Loss of discount quandary

In 2022, it was thought that only the larger automakers were doing the switch on components for newer vehicle models. But the shift appears to much wider based on the elevated substitution levels seen in 2023.

Additionally, the rising market share of electric vehicles, which are battery operated and do not require any sort of emissions treatment system, has further clouded market sentiment on palladium’s price outlook.

But with platinum now being the dearer of the two precious metals, and one that finds wider usage in the jewelry market, leaves the auto industry in a medium-term quandary.

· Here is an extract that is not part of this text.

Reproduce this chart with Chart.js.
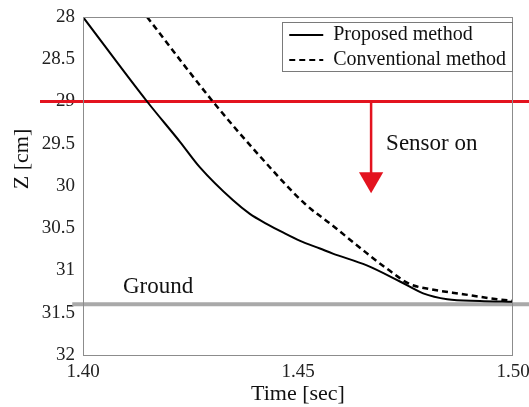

Five years of palladium price rises between 2018 and 2022 do appear to be a thing of the past.

If market projections for palladium substitution on auto manufacturing trains – with hedged cheaper platinum prices – do indeed ring true, then palladium supply would likely be in surplus in 2025.

Especially as major producers in the four key mining hubs – South Africa (80,000 metric tons), Russia (74,000 metric tons), Canada (17,000 metric tons) and U.S. (14,000 metric tons) – appear to be in a mood maintain production. Only Russia’s main miner, Nornickel, envisages a drop in output.

The picture could be further complicated by above-ground, or already mined, palladium stocks, placed at 11.6 million ounces in 2023 by independent research consultancy Metals Focus.

As discount morphs into a premium in favor of platinum, the auto industry’s substitution between the metals will likely wane. Ultimately, palladium may well bounce back in terms of higher usage volumes in 2025, but that may not necessarily translate into higher prices.